◆ Problem to solve:
Take the lines from the top down to and including the one with "var lesothoY = [0.0332, 0.0186, 0.0130];" and repeat them exactly. Omit images.
BEGIN Dataset excerpt
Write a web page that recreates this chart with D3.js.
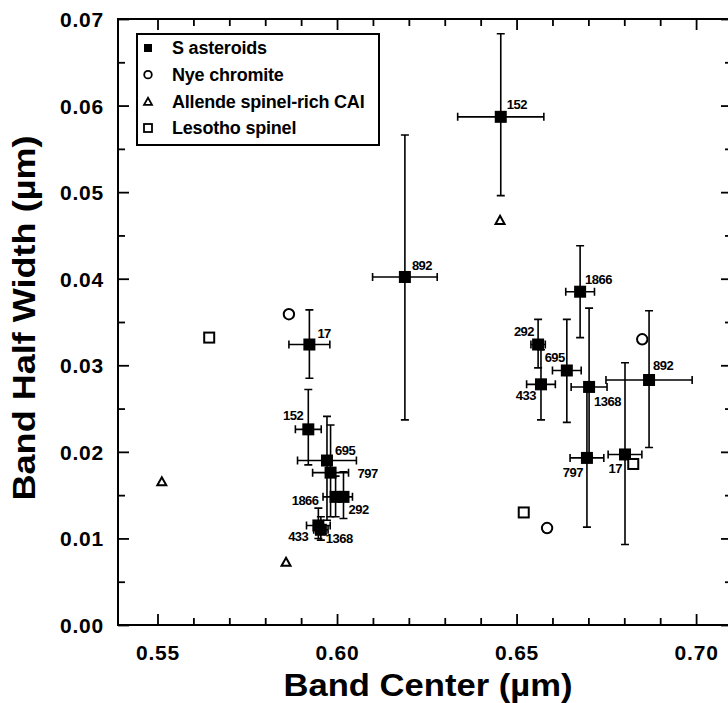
<!DOCTYPE html>
<html>
<head>
<meta charset="utf-8">
<script src="https://cdn.jsdelivr.net/npm/d3@7"></script>
<style>
  body { margin: 0; background: #fff; }
  svg { display: block; }
  text { font-family: "Liberation Sans", Arial, sans-serif; font-weight: bold; fill: #000; }
</style>
</head>
<body>
<div id="chart"></div>
<script>
// S asteroids: band center, band half width, errors
var astNames = ['17', '152', '695', '797', '1866', '292', '433', '1368', '892',
                '152', '1866', '292', '695', '433', '1368', '797', '17', '892'];
var astX    = [0.5923, 0.5920, 0.5972, 0.5982, 0.5996, 0.6018, 0.5948, 0.5955, 0.6189,
               0.6456, 0.6677, 0.6560, 0.6640, 0.6568, 0.6702, 0.6696, 0.6802, 0.6869];
var astY    = [0.0324, 0.0226, 0.0190, 0.0176, 0.0148, 0.0148, 0.0115, 0.0110, 0.0402,
               0.0587, 0.0385, 0.0324, 0.0294, 0.0278, 0.0275, 0.0193, 0.0197, 0.0283];
var astXErr = [0.0057, 0.0036, 0.0082, 0.0050, 0.0035, 0.0025, 0.0033, 0.0020, 0.0090,
               0.0120, 0.0040, 0.0020, 0.0040, 0.0040, 0.0050, 0.0047, 0.0047, 0.0120];
var astYLow = [0.0285, 0.0185, 0.0121, 0.0125, 0.0125, 0.0123, 0.0100, 0.0098, 0.0237,
               0.0496, 0.0332, 0.0297, 0.0234, 0.0237, 0.0195, 0.0113, 0.0093, 0.0205];
var astYHigh= [0.0364, 0.0272, 0.0241, 0.0231, 0.0172, 0.0177, 0.0135, 0.0125, 0.0566,
               0.0683, 0.0438, 0.0353, 0.0353, 0.0318, 0.0366, 0.0275, 0.0303, 0.0363];

// lab samples
var nyeX = [0.5866, 0.6850, 0.6585];
var nyeY = [0.0359, 0.0330, 0.0112];
var allendeX = [0.5512, 0.5858, 0.6454];
var allendeY = [0.0166, 0.0073, 0.0468];
var lesothoX = [0.5644, 0.6825, 0.6520];
var lesothoY = [0.0332, 0.0186, 0.0130];

var legendLabels = ['S asteroids', 'Nye chromite', 'Allende spinel-rich CAI', 'Lesotho spinel'];
var xTickLabels = ['0.55', '0.60', '0.65', '0.70'];
var yTickLabels = ['0.00', '0.01', '0.02', '0.03', '0.04', '0.05', '0.06', '0.07'];

// label placement next to each asteroid square: [dx, dy, anchor]
var labelOffsets = [
  [8, -7, 'start'], [-5, -9, 'end'], [8, -6, 'start'], [27, 5, 'start'], [-17, 8, 'end'],
  [5, 17, 'start'], [-10, 16, 'end'], [5, 13, 'start'], [7, -7, 'start'],
  [6, -8, 'start'], [5, -8, 'start'], [-4, -9, 'end'], [-2, -8, 'end'], [-5, 16, 'end'],
  [5, 19, 'start'], [-4, 19, 'end'], [-3, 19, 'end'], [4, -10, 'start']
];

var width = 728, height = 703;
// plot box in pixels (note: "top" is taken by window.top)
var pL = 118, pR = 732, pT = 19, pB = 625;

var svg = d3.select('#chart').append('svg')
  .attr('width', width).attr('height', height);

var x = d3.scaleLinear().domain([0.539, 0.71]).range([pL, pR]);
var y = d3.scaleLinear().domain([0, 0.07]).range([pB, pT]);

// frame
svg.append('rect')
  .attr('x', pL).attr('y', pT)
  .attr('width', pR - pL).attr('height', pB - pT)
  .attr('fill', 'none').attr('stroke', '#000').attr('stroke-width', 2);

var xMajor = xTickLabels.map(Number);
var xMinor = d3.range(55, 71).map(function(d) { return d / 100; })
  .filter(function(d) { return xMajor.indexOf(d) < 0; });
var yMajor = yTickLabels.map(Number);
var yMinor = d3.range(0, 7).map(function(d) { return d / 100 + 0.005; });

function tickAxis(axis, vals, size, tx, ty, fmt) {
  var g = svg.append('g').attr('transform', 'translate(' + tx + ',' + ty + ')')
    .call(axis.tickValues(vals).tickSize(size).tickSizeOuter(0).tickFormat(fmt || ''));
  g.select('.domain').remove();
  g.selectAll('.tick line').attr('stroke', '#000').attr('stroke-width', 1.8);
  return g;
}

// inward ticks on all four sides
var gx = tickAxis(d3.axisBottom(x), xMajor, -11, 0, pB, function(d, i) { return xTickLabels[i]; });
tickAxis(d3.axisBottom(x), xMinor, -7, 0, pB);
tickAxis(d3.axisTop(x), xMajor, -11, 0, pT);
tickAxis(d3.axisTop(x), xMinor, -7, 0, pT);
var gy = tickAxis(d3.axisLeft(y), yMajor, -11, pL, 0, function(d, i) { return yTickLabels[i]; });
tickAxis(d3.axisLeft(y), yMinor, -7, pL, 0);
tickAxis(d3.axisRight(y), yMajor, -11, pR, 0);
tickAxis(d3.axisRight(y), yMinor, -7, pR, 0);

gx.selectAll('.tick text')
  .attr('y', 0).attr('dy', 0)
  .attr('transform', 'translate(0,35)')
  .style('font-size', '21px').style('letter-spacing', '0.8px')
  .style('font-family', '"Liberation Sans", Arial, sans-serif').style('font-weight', 'bold');
gy.selectAll('.tick text')
  .attr('x', -14).attr('dy', '0.36em')
  .style('font-size', '21px').style('letter-spacing', '0.8px')
  .style('font-family', '"Liberation Sans", Arial, sans-serif').style('font-weight', 'bold');

// axis titles
svg.append('text')
  .attr('x', 428).attr('y', 696)
  .attr('text-anchor', 'middle')
  .attr('textLength', 289).attr('lengthAdjust', 'spacingAndGlyphs')
  .style('font-size', '32px')
  .text('Band Center (\u00b5m)');

svg.append('text')
  .attr('transform', 'translate(35,318) rotate(-90)')
  .attr('text-anchor', 'middle')
  .attr('textLength', 365).attr('lengthAdjust', 'spacingAndGlyphs')
  .style('font-size', '32px')
  .text('Band Half Width (\u00b5m)');

// error bars
var cap = 4;
var bars = svg.append('g').attr('stroke', '#000').attr('stroke-width', 1.6).attr('fill', 'none');
astX.forEach(function(v, i) {
  var cx = x(v), cy = y(astY[i]);
  var x0 = x(v - astXErr[i]), x1 = x(v + astXErr[i]);
  var y0 = y(astYLow[i]), y1 = y(astYHigh[i]);
  bars.append('path').attr('d',
    'M' + x0 + ',' + cy + 'H' + x1 +
    'M' + x0 + ',' + (cy - cap) + 'V' + (cy + cap) +
    'M' + x1 + ',' + (cy - cap) + 'V' + (cy + cap) +
    'M' + cx + ',' + y0 + 'V' + y1 +
    'M' + (cx - cap) + ',' + y0 + 'H' + (cx + cap) +
    'M' + (cx - cap) + ',' + y1 + 'H' + (cx + cap));
});

// asteroid squares
var sq = 12;
svg.append('g').selectAll('rect.ast')
  .data(astX).enter().append('rect')
  .attr('x', function(d) { return x(d) - sq / 2; })
  .attr('y', function(d, i) { return y(astY[i]) - sq / 2; })
  .attr('width', sq).attr('height', sq)
  .attr('fill', '#000');

// asteroid labels
svg.append('g').selectAll('text')
  .data(astNames).enter().append('text')
  .attr('x', function(d, i) { return x(astX[i]) + labelOffsets[i][0]; })
  .attr('y', function(d, i) { return y(astY[i]) + labelOffsets[i][1]; })
  .attr('text-anchor', function(d, i) { return labelOffsets[i][2]; })
  .style('font-size', '13px').style('letter-spacing', '-0.5px')
  .text(function(d) { return d; });

// lab sample symbols
function triPath(cx, cy, s) {
  var h = s * 0.9;
  return 'M' + cx + ',' + (cy - h / 2) + 'L' + (cx + s / 2) + ',' + (cy + h / 2) +
    'L' + (cx - s / 2) + ',' + (cy + h / 2) + 'Z';
}

var open = svg.append('g').attr('fill', '#fff').attr('stroke', '#000').attr('stroke-width', 2);
nyeX.forEach(function(v, i) {
  open.append('circle').attr('cx', x(v)).attr('cy', y(nyeY[i])).attr('r', 5.2);
});
allendeX.forEach(function(v, i) {
  open.append('path').attr('d', triPath(x(v), y(allendeY[i]), 9));
});
lesothoX.forEach(function(v, i) {
  open.append('rect')
    .attr('x', x(v) - 5).attr('y', y(lesothoY[i]) - 5)
    .attr('width', 10).attr('height', 10);
});

// legend
var lg = svg.append('g');
lg.append('rect')
  .attr('x', 137).attr('y', 34).attr('width', 242).attr('height', 111)
  .attr('fill', '#fff').attr('stroke', '#000').attr('stroke-width', 2);
var rowY = d3.scalePoint().domain(legendLabels).range([48, 128]);
legendLabels.forEach(function(name, i) {
  var cy = rowY(name), cx = 148;
  if (i === 0) {
    lg.append('rect').attr('x', cx - 4).attr('y', cy - 4).attr('width', 8).attr('height', 8).attr('fill', '#000');
  } else if (i === 1) {
    lg.append('circle').attr('cx', cx).attr('cy', cy).attr('r', 3.8)
      .attr('fill', 'none').attr('stroke', '#000').attr('stroke-width', 1.8);
  } else if (i === 2) {
    lg.append('path').attr('d', triPath(cx, cy, 8))
      .attr('fill', 'none').attr('stroke', '#000').attr('stroke-width', 1.8);
  } else {
    lg.append('rect').attr('x', cx - 4).attr('y', cy - 4).attr('width', 8).attr('height', 8)
      .attr('fill', 'none').attr('stroke', '#000').attr('stroke-width', 1.8);
  }
  lg.append('text')
    .attr('x', 172).attr('y', cy).attr('dy', '0.36em')
    .style('font-size', '18px').style('letter-spacing', '-0.2px')
    .text(name);
});
</script>
</body>
</html>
END Dataset excerpt
◆ Exercise result:
Write a web page that recreates this chart with D3.js.
<!DOCTYPE html>
<html>
<head>
<meta charset="utf-8">
<script src="https://cdn.jsdelivr.net/npm/d3@7"></script>
<style>
  body { margin: 0; background: #fff; }
  svg { display: block; }
  text { font-family: "Liberation Sans", Arial, sans-serif; font-weight: bold; fill: #000; }
</style>
</head>
<body>
<div id="chart"></div>
<script>
// S asteroids: band center, band half width, errors
var astNames = ['17', '152', '695', '797', '1866', '292', '433', '1368', '892',
                '152', '1866', '292', '695', '433', '1368', '797', '17', '892'];
var astX    = [0.5923, 0.5920, 0.5972, 0.5982, 0.5996, 0.6018, 0.5948, 0.5955, 0.6189,
               0.6456, 0.6677, 0.6560, 0.6640, 0.6568, 0.6702, 0.6696, 0.6802, 0.6869];
var astY    = [0.0324, 0.0226, 0.0190, 0.0176, 0.0148, 0.0148, 0.0115, 0.0110, 0.0402,
               0.0587, 0.0385, 0.0324, 0.0294, 0.0278, 0.0275, 0.0193, 0.0197, 0.0283];
var astXErr = [0.0057, 0.0036, 0.0082, 0.0050, 0.0035, 0.0025, 0.0033, 0.0020, 0.0090,
               0.0120, 0.0040, 0.0020, 0.0040, 0.0040, 0.0050, 0.0047, 0.0047, 0.0120];
var astYLow = [0.0285, 0.0185, 0.0121, 0.0125, 0.0125, 0.0123, 0.0100, 0.0098, 0.0237,
               0.0496, 0.0332, 0.0297, 0.0234, 0.0237, 0.0195, 0.0113, 0.0093, 0.0205];
var astYHigh= [0.0364, 0.0272, 0.0241, 0.0231, 0.0172, 0.0177, 0.0135, 0.0125, 0.0566,
               0.0683, 0.0438, 0.0353, 0.0353, 0.0318, 0.0366, 0.0275, 0.0303, 0.0363];

// lab samples
var nyeX = [0.5866, 0.6850, 0.6585];
var nyeY = [0.0359, 0.0330, 0.0112];
var allendeX = [0.5512, 0.5858, 0.6454];
var allendeY = [0.0166, 0.0073, 0.0468];
var lesothoX = [0.5644, 0.6825, 0.6520];
var lesothoY = [0.0332, 0.0186, 0.0130];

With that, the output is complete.